The reason I'm so worked up about this is that she ignored the wishes of two people, who admittedly were dead, so couldn't argue, but I'm wondering what she would do regarding my wishes if something happened to me, Dh and the Dses.
It's been really playing on my mind recently, and I get a bit annoyed when I think about it - irrational I know

OP posts:
saltire · 20/08/2007 13:24

aloha, thats the point of my thread though, she ignored the wishes of my dad and grandad, so if something did happen to DH/ the Dses and me, or even just DH and I, then how do we know our wishes would be taken into consideration?

OP posts:
hazygirl · 20/08/2007 13:27

i never thought about it but since losing someone i want burying and my family know this now,its nice to have somewhere to visit,a lot of people will think wots ypur problem you will be gone ,but it is important,i do hope you can sort this out,

VoluptuaGoodshag · 20/08/2007 13:30

How selfish of her!!!! I'd be flipping mad and haunt the person who went against my die-ing wishes. My parents have left their bodies to medical science. This means no funeral as there will be no bodies. Sometimes I find that hard to think about but it's their final (and noble) wishes. I've checked with them if they'd be happy for us to have a memorial service and to plant a tree with a plaque in their memory and they are fine about it. But I'd never for a minute consider burying them just to make me feel better.

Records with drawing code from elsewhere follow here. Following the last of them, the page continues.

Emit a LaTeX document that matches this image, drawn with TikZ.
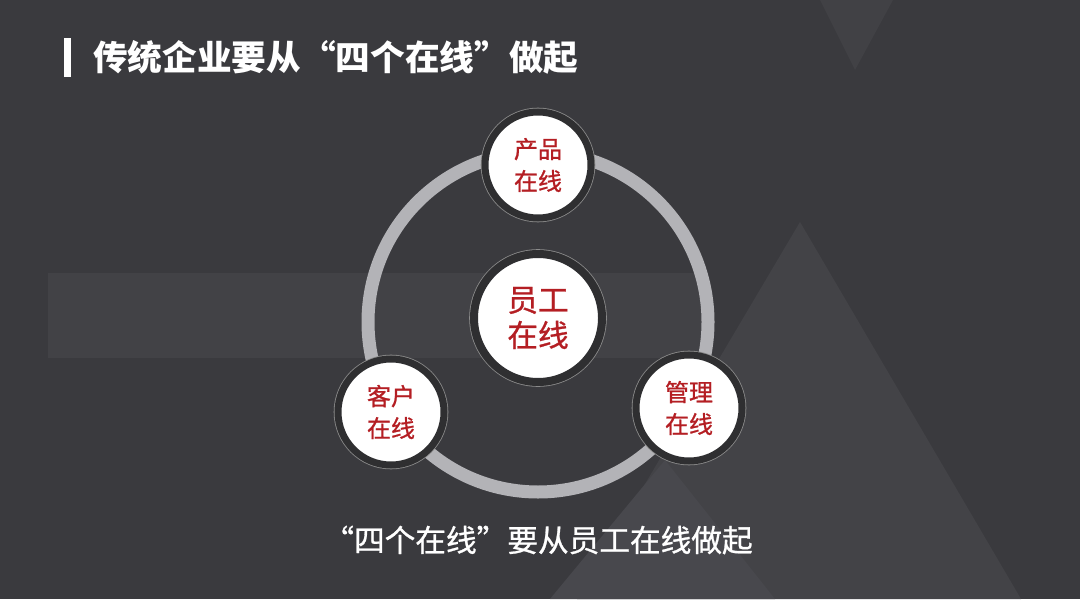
\documentclass[tikz,border=0pt]{standalone}
\usepackage{fontspec}
\newfontfamily\cjk{Noto Sans CJK SC}
\newfontfamily\cjkm[FakeBold=0.9]{Noto Sans CJK SC}
\definecolor{bgc}{HTML}{3A3A3E}
\definecolor{bandc}{HTML}{424246}
\definecolor{topc}{HTML}{414145}
\definecolor{trib}{HTML}{434347}
\definecolor{tris}{HTML}{48484D}
\definecolor{ringg}{HTML}{B3B3B7}
\definecolor{ringd}{HTML}{2F2F31}
\definecolor{outl}{HTML}{8C8C8C}
\definecolor{redt}{HTML}{B41E23}
\begin{document}
\begin{tikzpicture}[x=0.75pt,y=-0.75pt,
  bubble/.style={circle,inner sep=0pt,fill=white,draw=ringd,text=redt,align=center,
    preaction={draw=outl,line width=#1+1.2pt}},
  smallnode/.style={bubble=5.25pt,line width=5.25pt,minimum size=79.5pt,
    font=\cjkm\fontsize{18pt}{24pt}\selectfont},
  bignode/.style={bubble=6pt,line width=6pt,minimum size=96pt,
    font=\cjkm\fontsize{23pt}{26.5pt}\selectfont}]
\useasboundingbox (0,0) rectangle (1080,599);
\fill[bgc] (0,0) rectangle (1080,599);
% background shapes
\fill[bandc] (48,273) rectangle (706,358);
\fill[topc] (820,0) -- (893,0) -- (855,70) -- cycle;
\fill[trib] (800,222) -- (577,599) -- (1021,599) -- cycle;
\fill[tris] (665,460) -- (550,599) -- (775,599) -- cycle;
% title
\fill[white] (64,38) rectangle (71,77);
\node[anchor=west,inner sep=0pt,text=white,font=\cjk\bfseries\fontsize{26pt}{30pt}\selectfont] (title) at (93,57) {传统企业要从“四个在线”做起};
% ring
\coordinate (rc) at (538,322);
\draw[ringg,line width=9.75pt] (rc) circle (127.5pt);
% nodes
\node[bignode] (staff) at (538,318) {员工\\在线};
\node[smallnode] (product) at (538,165) {产品\\在线};
\node[smallnode] (customer) at (391,412) {客户\\在线};
\node[smallnode] (manage) at (689,408) {管理\\在线};
% bottom text
\node[inner sep=0pt,text=white,font=\cjkm\fontsize{23pt}{28pt}\selectfont] (caption) at (538,540) {“四个在线”要从员工在线做起};
\end{tikzpicture}
\end{document}
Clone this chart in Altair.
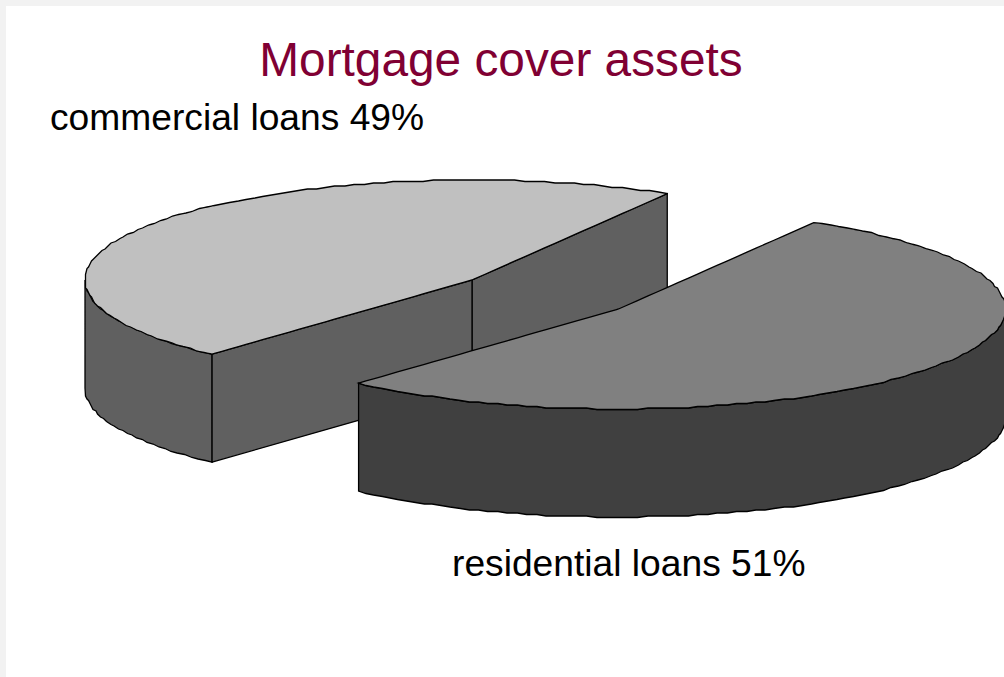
import numpy as np
import pandas as pd
import altair as alt

# Chart content
TITLE = "Mortgage cover assets"
categories = ["commercial loans", "residential loans"]
shares = [49, 51]

# Pie geometry, in canvas units
LEFT, TOP, RIGHT, BOTTOM = 6, 6, 1004, 677
centres = [(472.0, 280.0), (618.5, 309.0)]
radii_x = [387.0, 387.0]
RADIUS_Y = 100.0
DEPTH = 108.0
START_ANGLE = 55.55
SKEW, SKEW_PHASE = 4.15, -34.45
GRID = 1.5

top_fill = ["#c0c0c0", "#808080"]
side_fill = ["#606060", "#404040"]


def screen_angle(phi):
    # Oblique view: true slice angles are slightly skewed on the drawn ellipse.
    return phi + SKEW * np.sin(np.radians(phi - SKEW_PHASE))


def arc(slice_i, t0, t1, drop=0.0):
    cx, cy = centres[slice_i]
    ts = np.radians(np.arange(t0, t1, 1.5).tolist() + [t1])
    xs = cx + radii_x[slice_i] * np.cos(ts)
    ys = cy - RADIUS_Y * np.sin(ts) + drop
    # Outline vertices snap to a coarse device grid
    inner = np.arange(1, len(ts) - 1)
    xs[inner] = np.round(xs[inner] / GRID) * GRID
    ys[inner] = np.round(ys[inner] / GRID) * GRID
    return list(zip(xs, ys))


def band(points):
    # Turn a closed outline into x / upper / lower rows for an area mark.
    pts = np.array(points)
    grid = np.unique(np.round(pts[:, 0], 3))
    rows = []
    closed = np.vstack([pts, pts[:1]])
    for x in grid:
        hits = []
        for (x0, y0), (x1, y1) in zip(closed[:-1], closed[1:]):
            if min(x0, x1) - 1e-3 <= x <= max(x0, x1) + 1e-3:
                if abs(x1 - x0) < 1e-3:
                    hits += [y0, y1]
                else:
                    hits.append(y0 + (y1 - y0) * (x - x0) / (x1 - x0))
        rows.append({"x": float(x), "y": float(min(hits)), "y2": float(max(hits))})
    return pd.DataFrame(rows)


x_scale = alt.Scale(domain=[LEFT, RIGHT], range=[0, RIGHT - LEFT], nice=False, zero=False)
y_scale = alt.Scale(domain=[TOP, BOTTOM], range=[0, BOTTOM - TOP], nice=False, zero=False)


def face(points, fill):
    return alt.Chart(band(points)).mark_area(
        fill=fill, stroke="#000000", strokeWidth=1.3, strokeJoin="miter", opacity=1, interpolate="linear"
    ).encode(
        x=alt.X("x:Q", scale=x_scale, axis=None),
        y=alt.Y("y:Q", scale=y_scale, axis=None),
        y2="y2:Q",
    )


# Slice angles follow directly from the shares
sweep = 360.0 * shares[0] / sum(shares)
c0 = float(screen_angle(START_ANGLE))
c1 = float(screen_angle(START_ANGLE + sweep))
r1 = c0 + 360.0

apex0, apex1 = centres
edge_top0 = arc(0, c0, c0)[0]
edge_low0 = arc(0, c1, c1)[0]

layers = [
    # Commercial slice: outer wall, two cut faces, then the top
    face(arc(0, 180.0, c1) + arc(0, 180.0, c1, DEPTH)[::-1], side_fill[0]),
    face([edge_top0, apex0, (apex0[0], apex0[1] + DEPTH), (edge_top0[0], edge_top0[1] + DEPTH)], side_fill[0]),
    face([apex0, edge_low0, (edge_low0[0], edge_low0[1] + DEPTH), (apex0[0], apex0[1] + DEPTH)], side_fill[0]),
    face([apex0] + arc(0, c0, c1), top_fill[0]),
    # Residential slice: outer wall, then the top
    face(arc(1, c1, 360.0) + arc(1, c1, 360.0, DEPTH)[::-1], side_fill[1]),
    face([apex1] + arc(1, c1, r1), top_fill[1]),
]

label_rows = pd.DataFrame(
    {"label": [f"{c} {s}%" for c, s in zip(categories, shares)]}
)
label_style = dict(font="Liberation Sans", fontSize=37.2, color="#000000", align="left", baseline="alphabetic")
layers.append(
    alt.Chart(label_rows.iloc[[0]]).mark_text(**label_style).encode(
        x=alt.value(50 - LEFT), y=alt.value(130 - TOP), text="label:N"
    )
)
layers.append(
    alt.Chart(label_rows.iloc[[1]]).mark_text(**label_style).encode(
        x=alt.value(452 - LEFT), y=alt.value(576 - TOP), text="label:N"
    )
)

chart = (
    alt.layer(*layers)
    .properties(
        width=RIGHT - LEFT,
        height=BOTTOM - TOP,
        autosize=alt.AutoSizeParams(type="none"),
        padding={"left": LEFT, "top": TOP, "right": 0, "bottom": 0},
        background="#f2f2f2",
        title=alt.TitleParams(
            TITLE,
            font="Liberation Sans",
            fontSize=47.8,
            fontWeight="normal",
            color="#800033",
            anchor="start",
            align="center",
            baseline="alphabetic",
            dx=495,
            dy=118,
            offset=0,
        ),
    )
    .configure_view(fill="#ffffff", stroke=None)
)

chart.save("out.html", embed_options={"renderer": "svg", "actions": False})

MrsMarvel · 20/08/2007 14:44

When you write a Will you include anything you currently own or have responsibility for, that includes children, pets, cars and all sorts. You can go into great detail about all of these things. You have to stipulate who should look after your children in the event of your death, for example.

MrsMarvel · 21/08/2007 13:56

Any answers on whether a verbal contract about your wishes after death is valid in law???